This has always been inconvenient for those left behind, but in the digital age it's a particularly inconvenient. We don't use biometric authentication yet, but user names, passwords and the locations of things are bad enough. (Imagine when we do biometrics...).
So how does one communicate this key information 'from the other side'? What method is most likely to work? Where should the information be stored and how should it be shared?
After playing around with a few options I've settled on a basic Google Doc that is shared with my wife , my brother, our executor, and several relatives and friends. We all use Google, and I assume access to a shared document will survive my demise. As a document of course it's simple to print a paper or PDF version that can go with our will. The paper version will include the URL of the shared Google Doc and directions on how to access it -- the paper version is a backup. This isn't a legally binding document but it's advisory so it's good to know the "source of truth" and it's handy to be able to see all prior versions and edits over time.
As a shared document it's somewhat private, but potentially public. It won't hold any truly confidential information.
Since it's a Google Doc there will be a synchronized copy on my Google Drive; a copy whose name, at least, is Spotlight indexed. The information is fairly robust -- anything that would take out all copies of the documents for all users would probably make my estate irrelevant.
Lastly, but not leastly , it's easy for me to edit. So I can put together an outline and gradually fill in the bits as I think of them. Odds are I'll get thirty years to work on it.
But you never know.
Here's the current outline, I'm sure it will expand.
- Metadata: Title, author, last revised.
- About: Describes use, includes URL on Google.
- Passwords and Combinations: Where my 1Password archive is and how to get to it -- including the location of a backup copy of the global password (paper). Where I keep the simple household combinations.
- Backups: Where my backups are (office and home) in case of need.
- Money: Where the money is. This is most important if both Emily and I are taken out by an errant meteoroid.
- Domains: I own about a dozen domain names. Some are worth money, some provide access to digital content the kids might want.
- Photo archive: How to get the family pictures.
- Media archive: Probably not a top priority, but no reason the tunes should go.
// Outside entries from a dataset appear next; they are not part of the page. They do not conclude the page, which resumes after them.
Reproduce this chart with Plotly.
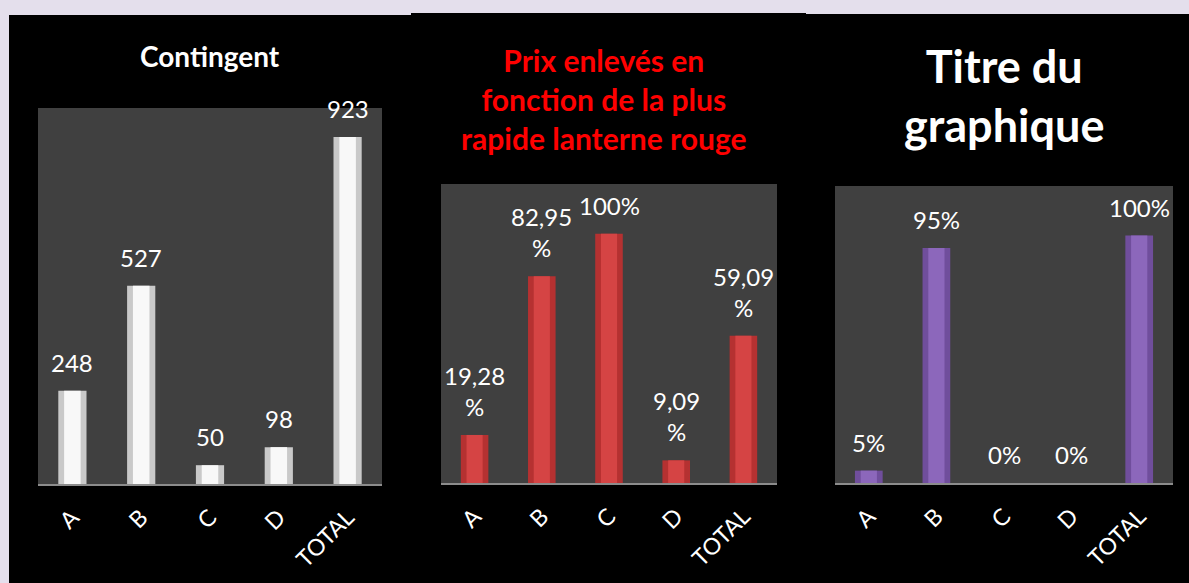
import plotly.graph_objects as go

categories = ["A", "B", "C", "D", "TOTAL"]
contingent = [248, 527, 50, 98, 923]
contingent_labels = ["248", "527", "50", "98", "923"]
prix = [0.1928, 0.8295, 1.0, 0.0909, 0.5909]
prix_labels = ["19,28<br>%", "82,95<br>%", "100%", "9,09<br>%", "59,09<br>%"]
titre = [0.05, 0.95, 0.0, 0.0, 1.0]
titre_labels = ["5%", "95%", "0%", "0%", "100%"]

W, H = 1189, 583
FONT = "Lato"

def px(x):
    return x / W

def py(y):
    return 1 - y / H

fig = go.Figure()

panels = [
    dict(vals=contingent, labels=contingent_labels, edge="#c9c9c9", core="#f8f8f8",
         xd=[px(38), px(382)], yd=[py(484), py(108)], rng=[0, 1000]),
    dict(vals=prix, labels=prix_labels, edge="#b53131", core="#d54444",
         xd=[px(441), px(777)], yd=[py(483), py(184)], rng=[0, 1.2]),
    dict(vals=titre, labels=titre_labels, edge="#704e9c", core="#8c67bb",
         xd=[px(835), px(1173)], yd=[py(483), py(186)], rng=[0, 1.2]),
]

shapes = [
    dict(type="rect", xref="paper", yref="paper", x0=px(9), x1=px(411), y0=0, y1=py(15), fillcolor="black"),
    dict(type="rect", xref="paper", yref="paper", x0=px(411), x1=px(806), y0=0, y1=py(13), fillcolor="black"),
    dict(type="rect", xref="paper", yref="paper", x0=px(806), x1=1, y0=0, y1=py(14), fillcolor="black"),
]
annotations = []

for i, p in enumerate(panels):
    n = "" if i == 0 else str(i + 1)
    fig.add_trace(go.Bar(x=categories, y=p["vals"], width=0.41,
                         marker=dict(color=p["edge"], line=dict(width=0)),
                         xaxis="x" + n, yaxis="y" + n, showlegend=False, hoverinfo="skip"))
    fig.add_trace(go.Bar(x=categories, y=p["vals"], width=0.24,
                         marker=dict(color=p["core"], line=dict(width=0)),
                         xaxis="x" + n, yaxis="y" + n, showlegend=False))
    fig.layout["xaxis" + n] = dict(domain=p["xd"], anchor="y" + n, showline=True,
                                   linecolor="#8c8c8c", linewidth=2, tickangle=-45,
                                   ticklabelstandoff=9, showgrid=False,
                                   tickfont=dict(color="white", size=23, family=FONT))
    fig.layout["yaxis" + n] = dict(domain=p["yd"], anchor="x" + n, range=p["rng"],
                                   showgrid=False, showticklabels=False, zeroline=False)
    shapes.append(dict(type="rect", xref="paper", yref="paper", x0=p["xd"][0], x1=p["xd"][1],
                       y0=p["yd"][0], y1=p["yd"][1], fillcolor="#404040"))
    for c, v, t in zip(categories, p["vals"], p["labels"]):
        annotations.append(dict(text=t, x=c, y=v, xref="x" + n, yref="y" + n,
                                xanchor="center", yanchor="bottom", yshift=12, showarrow=False,
                                font=dict(color="white", size=24, family=FONT)))

for s in shapes:
    s.update(line=dict(width=0), layer="below")

titles = [
    dict(text="<b>Contingent</b>", x=px(210), y=py(56), font=dict(color="white", size=28, family=FONT)),
    dict(text="<b>Prix enlevés en<br>fonction de la plus<br>rapide lanterne rouge</b>", x=px(604), y=py(99),
         font=dict(color="#ff0000", size=30, family=FONT)),
    dict(text="<b>Titre du<br>graphique</b>", x=px(1004), y=py(96), font=dict(color="white", size=45, family=FONT)),
]
for a in titles:
    a.update(xref="paper", yref="paper", showarrow=False, xanchor="center", yanchor="middle")
annotations.extend(titles)

fig.update_layout(width=W, height=H, margin=dict(l=0, r=0, t=0, b=0),
                  paper_bgcolor="#e4dfec", plot_bgcolor="#404040", barmode="overlay",
                  shapes=shapes, annotations=annotations)

fig.write_html("out.html", config={"displayModeBar": False},
               post_script="document.body.style.margin='0';")
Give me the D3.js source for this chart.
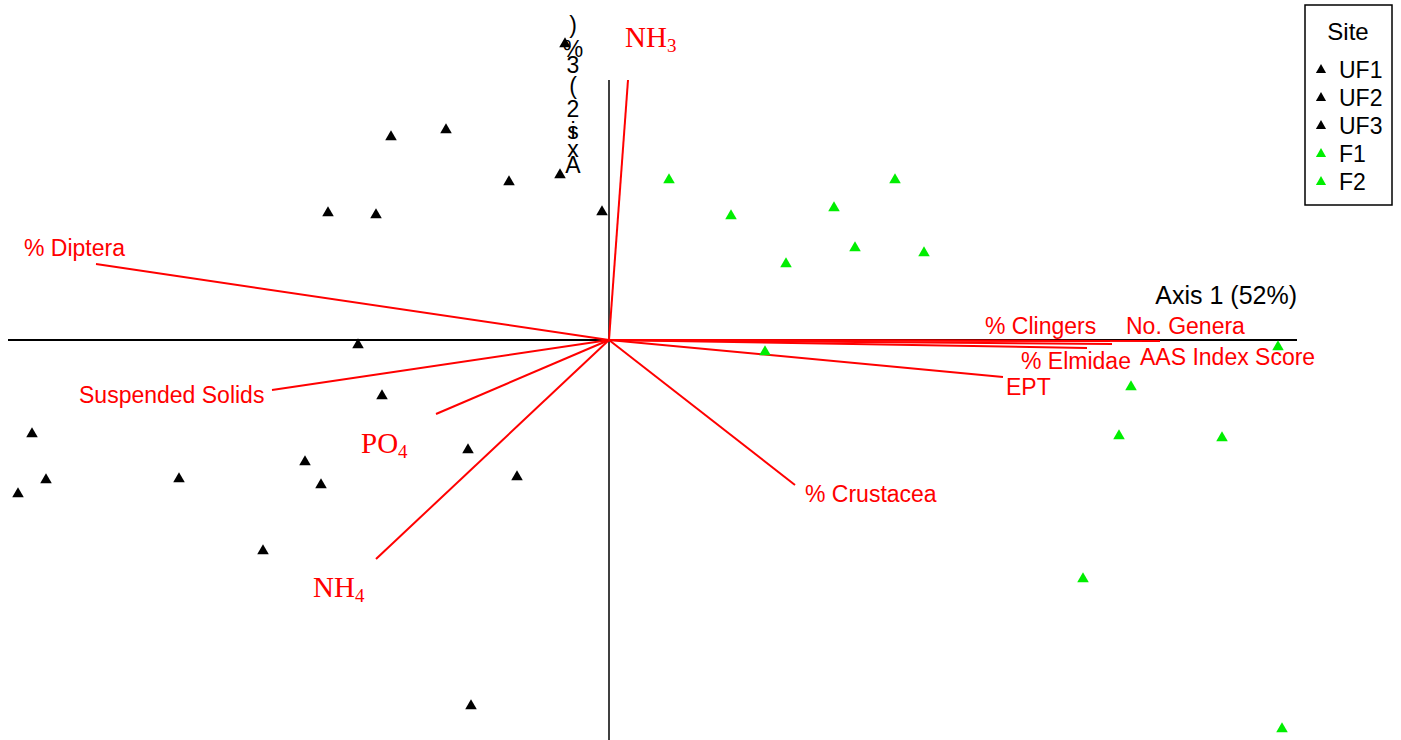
<!DOCTYPE html>
<html>
<head>
<meta charset="utf-8">
<script src="https://cdn.jsdelivr.net/npm/d3@7"></script>
<style>
  body { margin: 0; background: #fff; }
  text { font-family: "Liberation Sans", Arial, sans-serif; }
</style>
</head>
<body>
<div id="chart"></div>
<script>
// ordination biplot, sites + environmental vectors
var svgWidth = 1401;
var svgHeight = 740;

// site scores (axis 1, axis 2)
var siteNames = ["UF1", "UF2", "UF3", "F1", "F2"];
var siteColors = ["#000000", "#000000", "#000000", "#00ee00", "#00ee00"];

var uf1X = [-0.44, -2.18, -1.63, -1.00, -0.49, -0.07, -2.81];
var uf1Y = [2.96, 2.03, 2.10, 1.58, 1.65, 1.28, 1.27];
var uf2X = [-2.33, -2.51, -2.27, -5.77, -5.91, -5.63, -4.30];
var uf2Y = [1.25, -0.05, -0.56, -0.94, -1.54, -1.40, -1.39];
var uf3X = [-3.04, -2.88, -1.41, -0.92, -3.46, -1.38];
var uf3Y = [-1.22, -1.45, -1.10, -1.37, -2.11, -3.66];
var f1X = [0.60, 1.22, 1.77, 2.25, 2.86, 2.46, 3.15];
var f1Y = [1.60, 1.24, 0.76, 1.32, 1.60, 0.92, 0.87];
var f2X = [1.56, 5.22, 5.10, 6.13, 6.69, 4.74, 6.73];
var f2Y = [-0.12, -0.47, -0.96, -0.98, -0.07, -2.39, -3.89];

// environmental / metric vectors
var vecNames = ["NH3", "% Diptera", "Suspended Solids", "PO4", "NH4", "% Crustacea",
  "EPT", "% Elmidae", "% Clingers", "AAS Index Score", "No. Genera"];
var vecX = [0.19, -5.13, -3.37, -1.73, -2.33, 1.86, 3.94, 4.78, 5.01, 5.03, 5.51];
var vecY = [2.60, 0.76, -0.50, -0.74, -2.19, -1.45, -0.37, -0.08, -0.01, -0.04, -0.01];

var axis1Label = "Axis 1 (52%)";

// label placement (pixels from vector tip)
var labelDx = [-3, -72, -193, -75, -63, 10, 3, -66, -125, 28, -34];
var labelDy = [-33, -8, 13, 39, 38, 17, 18, 21, -7, 21, -7];

var svg = d3.select("#chart")
  .append("svg")
  .attr("width", svgWidth)
  .attr("height", svgHeight);

var xScale = d3.scaleLinear().domain([-6.01, 6.88]).range([8, 1297]);
var yScale = d3.scaleLinear().domain([-4, 2.6]).range([740, 80]);

// axes through origin
svg.append("line")
  .attr("x1", xScale(-6.01)).attr("x2", xScale(6.88))
  .attr("y1", yScale(0)).attr("y2", yScale(0))
  .attr("stroke", "black").attr("stroke-width", 2);
svg.append("line")
  .attr("x1", xScale(0)).attr("x2", xScale(0))
  .attr("y1", yScale(2.6)).attr("y2", yScale(-4))
  .attr("stroke", "black").attr("stroke-width", 1.5);

// vectors
vecNames.forEach(function(name, i) {
  svg.append("line")
    .attr("x1", xScale(0)).attr("y1", yScale(0))
    .attr("x2", xScale(vecX[i])).attr("y2", yScale(vecY[i]))
    .attr("stroke", "#ff0000")
    .attr("stroke-width", 2);

  var tx = xScale(vecX[i]) + labelDx[i];
  var ty = yScale(vecY[i]) + labelDy[i];
  var chem = name.match(/^([A-Z]+)(\d)$/);
  if (chem) {
    var t = svg.append("text")
      .attr("x", tx).attr("y", ty)
      .attr("fill", "#ff0000")
      .style("font-family", "'Liberation Serif', 'Times New Roman', serif")
      .style("font-size", "29px")
      .text(chem[1]);
    t.append("tspan")
      .attr("dy", 5)
      .style("font-size", "19px")
      .text(chem[2]);
  } else {
    svg.append("text")
      .attr("x", tx).attr("y", ty)
      .attr("fill", "#ff0000")
      .style("font-size", "23px")
      .text(name);
  }
});

// site points
var tri = d3.symbol().type(d3.symbolTriangle).size(58);
var allX = [uf1X, uf2X, uf3X, f1X, f2X];
var allY = [uf1Y, uf2Y, uf3Y, f1Y, f2Y];
siteNames.forEach(function(site, s) {
  svg.selectAll(".pt" + s)
    .data(d3.range(allX[s].length))
    .enter()
    .append("path")
    .attr("d", tri)
    .attr("fill", siteColors[s])
    .attr("transform", function(j) {
      return "translate(" + xScale(allX[s][j]) + "," + yScale(allY[s][j]) + ")";
    });
});

// axis titles
svg.append("text")
  .attr("x", 1297).attr("y", 304)
  .attr("text-anchor", "end")
  .style("font-size", "25px")
  .text(axis1Label);

// axis 2 title comes out as stacked glyphs, bottom to top (one text element)
var a2chars = ["A", "x", "s", "i", "2", "(", "3", "%", ")"];
var a2y = [173, 157, 139, 139, 117, 94, 73, 57, 33];
var a2 = svg.append("text")
  .attr("text-anchor", "middle")
  .style("font-size", "23px");
a2chars.forEach(function(c, i) {
  a2.append("tspan")
    .attr("x", 573).attr("y", a2y[i])
    .text(c);
});

// legend
var lg = svg.append("g");
lg.append("rect")
  .attr("x", 1305).attr("y", 5)
  .attr("width", 87).attr("height", 200)
  .attr("fill", "white")
  .attr("stroke", "black")
  .attr("stroke-width", 1.5);
lg.append("text")
  .attr("x", 1348).attr("y", 40)
  .attr("text-anchor", "middle")
  .style("font-size", "24px")
  .text("Site");
siteNames.forEach(function(site, s) {
  var yy = 70 + s * 28;
  lg.append("path")
    .attr("d", d3.symbol().type(d3.symbolTriangle).size(45))
    .attr("fill", siteColors[s])
    .attr("transform", "translate(1321," + yy + ")");
  lg.append("text")
    .attr("x", 1339).attr("y", yy + 8)
    .style("font-size", "23px")
    .text(site);
});
</script>
</body>
</html>
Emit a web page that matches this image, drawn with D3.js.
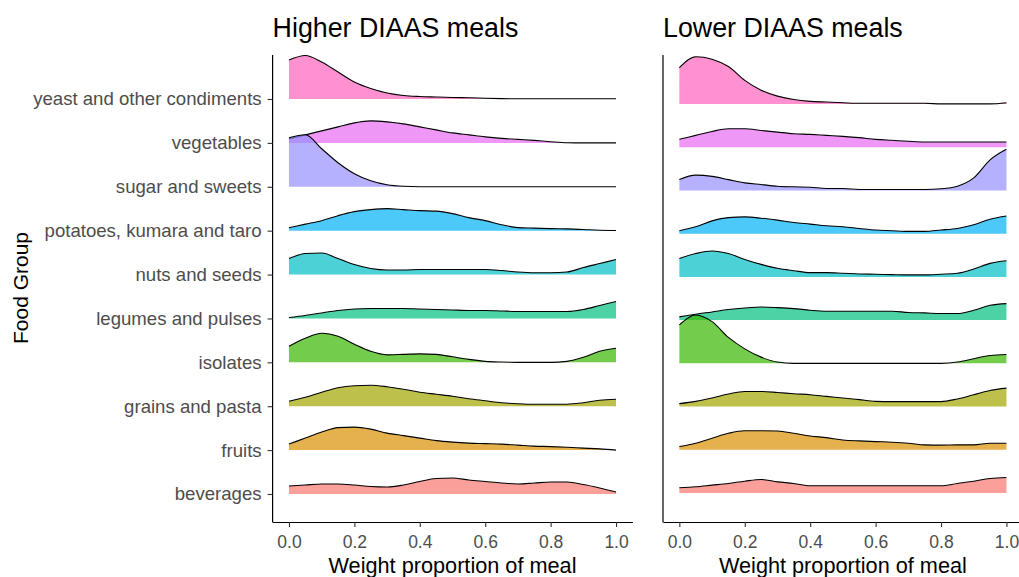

- Kateva: Dogs don't get into wills, but executors look for advice on canine provisions. I suppose I'll say something about the gerbil too.
- What goes to which kid: This is the dangerous part. Who gets the Family domain? Who gets the wedding ring? (Ok, the last one is easy, we have only 1 daughter.) It is something I need to do though.
- Dispensing of "John Gordon" (not my TrueName) - including the blogs.
 That really should be a word.
 Once it's setup I'll make her 'owner' and I'll keep edit privileges. Helps with survivorship. She can do the same for me of course.
 Almost impossible to type. Since the data isn't super-secure I used Google's URL shortening service to create something one could read off a paper version and type in a browser.
- Gordon's Notes: You're 50 now. It's time to start plan 0. 7/2012 - it's a cheery time of life :-).
As I worked on this my outline grew. I also realized, with mild horror, that if the server were lost or destroyed my estate would need the passwords to my encrypted offsite backups. "Best" security practices are hell on an Estate. For example -- Google two factor. What if my phone is gone too?!